**EXERCISE DESCRIPTION:** Type out the complete listing below word for word, without its pictures.

--- BEGIN ---

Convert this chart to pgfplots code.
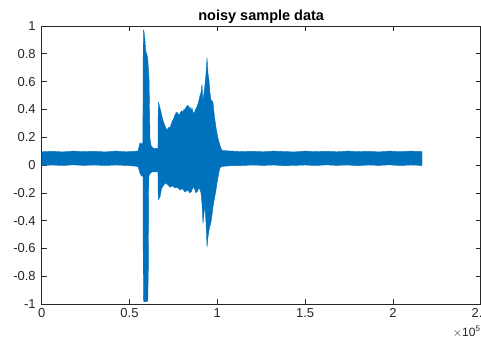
\documentclass[border=0pt]{standalone}
\usepackage{fontspec}
\setmainfont{Liberation Sans}
\usepackage{pgfplots}
\pgfplotsset{compat=1.18}
\definecolor{mblue}{RGB}{0,114,189}
\definecolor{axisgray}{RGB}{38,38,38}
\begin{document}
\begin{tikzpicture}
\begin{axis}[
  name=ax,
  scale only axis,
  width=439pt, height=278pt,
  xmin=0, xmax=250000, ymin=-1, ymax=1,
  scaled x ticks=false,
  xtick={0,50000,100000,150000,200000,250000},
  xticklabels={0,0.5,1,1.5,2,2.5},
  ytick={-1,-0.8,-0.6,-0.4,-0.2,0,0.2,0.4,0.6,0.8,1},
  yticklabels={-1,-0.8,-0.6,-0.4,-0.2,0,0.2,0.4,0.6,0.8,1},
  /pgf/number format/assume math mode=true,
  tick align=inside,
  major tick length=5pt,
  axis line style={draw=axisgray, line width=0.6pt},
  tick style={draw=axisgray, line width=0.6pt},
  tick label style={font=\fontsize{13}{13}\selectfont, text=axisgray},
  yticklabel style={xshift=-2.5pt},
  xticklabel style={yshift=-1pt},
  clip=true,
]
\addplot[draw=mblue, fill=mblue, line width=0.4pt] coordinates {
(0,0.095) (6000,0.099) (12000,0.094) (18000,0.1) (24000,0.096) (30000,0.099)
(36000,0.094) (42000,0.1) (48000,0.095) (54840,0.10) (55980,0.16) (56950,0.15)
(57600,0.16) (57860,0.97) (58260,0.96) (58800,0.90) (59230,0.82) (59800,0.80)
(60370,0.77) (61110,0.63) (61680,0.19) (62250,0.14) (62820,0.13) (63700,0.12)
(64530,0.12) (65670,0.12) (66200,0.11) (66400,0.45) (67000,0.43) (67370,0.41)
(68300,0.36) (69080,0.32) (70220,0.28) (71360,0.25) (72200,0.27) (73070,0.27)
(74200,0.31) (75340,0.34) (76200,0.37) (77050,0.38) (77900,0.36) (78760,0.37)
(79600,0.39) (80470,0.38) (81000,0.40) (81610,0.40) (82400,0.42) (83320,0.43)
(84000,0.40) (84460,0.42) (85000,0.39) (85600,0.41) (86200,0.38) (86730,0.37)
(87600,0.40) (88440,0.42) (89300,0.45) (90150,0.50) (90700,0.52) (91290,0.58)
(91600,0.50) (91860,0.46) (92400,0.52) (93000,0.58) (93600,0.66) (94140,0.77)
(94700,0.66) (95270,0.61) (95800,0.52) (96410,0.47) (97000,0.46) (97550,0.45)
(98100,0.38) (98690,0.32) (99260,0.27) (99830,0.23) (100400,0.19) (100970,0.165)
(101540,0.14) (102110,0.12) (102680,0.105) (108000,0.1) (114000,0.096)
(120000,0.099) (126000,0.095) (132000,0.1) (138000,0.097) (144000,0.094)
(150000,0.1) (156000,0.096) (162000,0.099) (168000,0.095) (174000,0.1)
(180000,0.096) (186000,0.099) (192000,0.094) (198000,0.1) (204000,0.096)
(210000,0.1) (216580,0.097)
(216580,-0.003) (210000,0.0) (204000,-0.004) (198000,0.001) (192000,-0.003)
(186000,0.0) (180000,-0.005) (174000,0.0) (168000,-0.003) (162000,0.001)
(156000,-0.004) (150000,0.0) (144000,-0.003) (138000,-0.005) (132000,0.0)
(126000,-0.003) (120000,0.0) (114000,-0.004) (108000,-0.005) (102680,-0.01)
(101540,-0.02) (100970,-0.05) (100400,-0.09) (99830,-0.13) (99260,-0.18)
(98400,-0.24) (97550,-0.30) (97000,-0.36) (96410,-0.41) (95800,-0.44)
(95270,-0.47) (94700,-0.52) (94140,-0.59) (93600,-0.42) (93000,-0.30)
(92400,-0.35) (91860,-0.42) (91290,-0.28) (90720,-0.20) (90150,-0.18)
(89580,-0.16) (88700,-0.19) (87870,-0.20) (87000,-0.17) (86160,-0.16)
(85300,-0.19) (84460,-0.20) (83000,-0.18) (81610,-0.195) (80200,-0.17)
(78760,-0.18) (77300,-0.16) (75910,-0.165) (74500,-0.15) (73070,-0.16)
(71600,-0.14) (70220,-0.13) (69300,-0.15) (68340,-0.165) (67370,-0.23)
(66400,-0.25) (66200,-0.05) (64500,-0.05) (62820,-0.05) (61800,-0.06)
(61000,-0.08) (60710,-0.75) (60400,-0.98) (58200,-0.985) (57860,-0.95)
(57700,-0.08) (56950,-0.08) (55980,-0.06) (54840,-0.01) (48000,-0.003)
(42000,0.0) (36000,-0.004) (30000,0.0) (24000,-0.003) (18000,0.001)
(12000,-0.004) (6000,0.0) (0,-0.003)
};
\end{axis}
\node[anchor=base, font=\bfseries\fontsize{14.5}{14.5}\selectfont, text=black]
  at ([yshift=5pt]ax.north) {noisy sample data};
\node[anchor=base east, font=\fontsize{12}{12}\selectfont, text=axisgray, inner sep=0pt]
  at ([yshift=-32pt]ax.south east) {$\times$10\textsuperscript{5}};
\pgfresetboundingbox
\path[use as bounding box] ([xshift=-41.7pt,yshift=-34pt]ax.south west) rectangle ([xshift=0.3pt,yshift=26pt]ax.north east);
\end{tikzpicture}
\end{document}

--- END ---

**WRITTEN SOLUTION:**
Convert this chart to pgfplots code.
\documentclass[border=0pt]{standalone}
\usepackage{fontspec}
\setmainfont{Liberation Sans}
\usepackage{pgfplots}
\pgfplotsset{compat=1.18}
\definecolor{mblue}{RGB}{0,114,189}
\definecolor{axisgray}{RGB}{38,38,38}
\begin{document}
\begin{tikzpicture}
\begin{axis}[
  name=ax,
  scale only axis,
  width=439pt, height=278pt,
  xmin=0, xmax=250000, ymin=-1, ymax=1,
  scaled x ticks=false,
  xtick={0,50000,100000,150000,200000,250000},
  xticklabels={0,0.5,1,1.5,2,2.5},
  ytick={-1,-0.8,-0.6,-0.4,-0.2,0,0.2,0.4,0.6,0.8,1},
  yticklabels={-1,-0.8,-0.6,-0.4,-0.2,0,0.2,0.4,0.6,0.8,1},
  /pgf/number format/assume math mode=true,
  tick align=inside,
  major tick length=5pt,
  axis line style={draw=axisgray, line width=0.6pt},
  tick style={draw=axisgray, line width=0.6pt},
  tick label style={font=\fontsize{13}{13}\selectfont, text=axisgray},
  yticklabel style={xshift=-2.5pt},
  xticklabel style={yshift=-1pt},
  clip=true,
]
\addplot[draw=mblue, fill=mblue, line width=0.4pt] coordinates {
(0,0.095) (6000,0.099) (12000,0.094) (18000,0.1) (24000,0.096) (30000,0.099)
(36000,0.094) (42000,0.1) (48000,0.095) (54840,0.10) (55980,0.16) (56950,0.15)
(57600,0.16) (57860,0.97) (58260,0.96) (58800,0.90) (59230,0.82) (59800,0.80)
(60370,0.77) (61110,0.63) (61680,0.19) (62250,0.14) (62820,0.13) (63700,0.12)
(64530,0.12) (65670,0.12) (66200,0.11) (66400,0.45) (67000,0.43) (67370,0.41)
(68300,0.36) (69080,0.32) (70220,0.28) (71360,0.25) (72200,0.27) (73070,0.27)
(74200,0.31) (75340,0.34) (76200,0.37) (77050,0.38) (77900,0.36) (78760,0.37)
(79600,0.39) (80470,0.38) (81000,0.40) (81610,0.40) (82400,0.42) (83320,0.43)
(84000,0.40) (84460,0.42) (85000,0.39) (85600,0.41) (86200,0.38) (86730,0.37)
(87600,0.40) (88440,0.42) (89300,0.45) (90150,0.50) (90700,0.52) (91290,0.58)
(91600,0.50) (91860,0.46) (92400,0.52) (93000,0.58) (93600,0.66) (94140,0.77)
(94700,0.66) (95270,0.61) (95800,0.52) (96410,0.47) (97000,0.46) (97550,0.45)
(98100,0.38) (98690,0.32) (99260,0.27) (99830,0.23) (100400,0.19) (100970,0.165)
(101540,0.14) (102110,0.12) (102680,0.105) (108000,0.1) (114000,0.096)
(120000,0.099) (126000,0.095) (132000,0.1) (138000,0.097) (144000,0.094)
(150000,0.1) (156000,0.096) (162000,0.099) (168000,0.095) (174000,0.1)
(180000,0.096) (186000,0.099) (192000,0.094) (198000,0.1) (204000,0.096)
(210000,0.1) (216580,0.097)
(216580,-0.003) (210000,0.0) (204000,-0.004) (198000,0.001) (192000,-0.003)
(186000,0.0) (180000,-0.005) (174000,0.0) (168000,-0.003) (162000,0.001)
(156000,-0.004) (150000,0.0) (144000,-0.003) (138000,-0.005) (132000,0.0)
(126000,-0.003) (120000,0.0) (114000,-0.004) (108000,-0.005) (102680,-0.01)
(101540,-0.02) (100970,-0.05) (100400,-0.09) (99830,-0.13) (99260,-0.18)
(98400,-0.24) (97550,-0.30) (97000,-0.36) (96410,-0.41) (95800,-0.44)
(95270,-0.47) (94700,-0.52) (94140,-0.59) (93600,-0.42) (93000,-0.30)
(92400,-0.35) (91860,-0.42) (91290,-0.28) (90720,-0.20) (90150,-0.18)
(89580,-0.16) (88700,-0.19) (87870,-0.20) (87000,-0.17) (86160,-0.16)
(85300,-0.19) (84460,-0.20) (83000,-0.18) (81610,-0.195) (80200,-0.17)
(78760,-0.18) (77300,-0.16) (75910,-0.165) (74500,-0.15) (73070,-0.16)
(71600,-0.14) (70220,-0.13) (69300,-0.15) (68340,-0.165) (67370,-0.23)
(66400,-0.25) (66200,-0.05) (64500,-0.05) (62820,-0.05) (61800,-0.06)
(61000,-0.08) (60710,-0.75) (60400,-0.98) (58200,-0.985) (57860,-0.95)
(57700,-0.08) (56950,-0.08) (55980,-0.06) (54840,-0.01) (48000,-0.003)
(42000,0.0) (36000,-0.004) (30000,0.0) (24000,-0.003) (18000,0.001)
(12000,-0.004) (6000,0.0) (0,-0.003)
};
\end{axis}
\node[anchor=base, font=\bfseries\fontsize{14.5}{14.5}\selectfont, text=black]
  at ([yshift=5pt]ax.north) {noisy sample data};
\node[anchor=base east, font=\fontsize{12}{12}\selectfont, text=axisgray, inner sep=0pt]
  at ([yshift=-32pt]ax.south east) {$\times$10\textsuperscript{5}};
\pgfresetboundingbox
\path[use as bounding box] ([xshift=-41.7pt,yshift=-34pt]ax.south west) rectangle ([xshift=0.3pt,yshift=26pt]ax.north east);
\end{tikzpicture}
\end{document}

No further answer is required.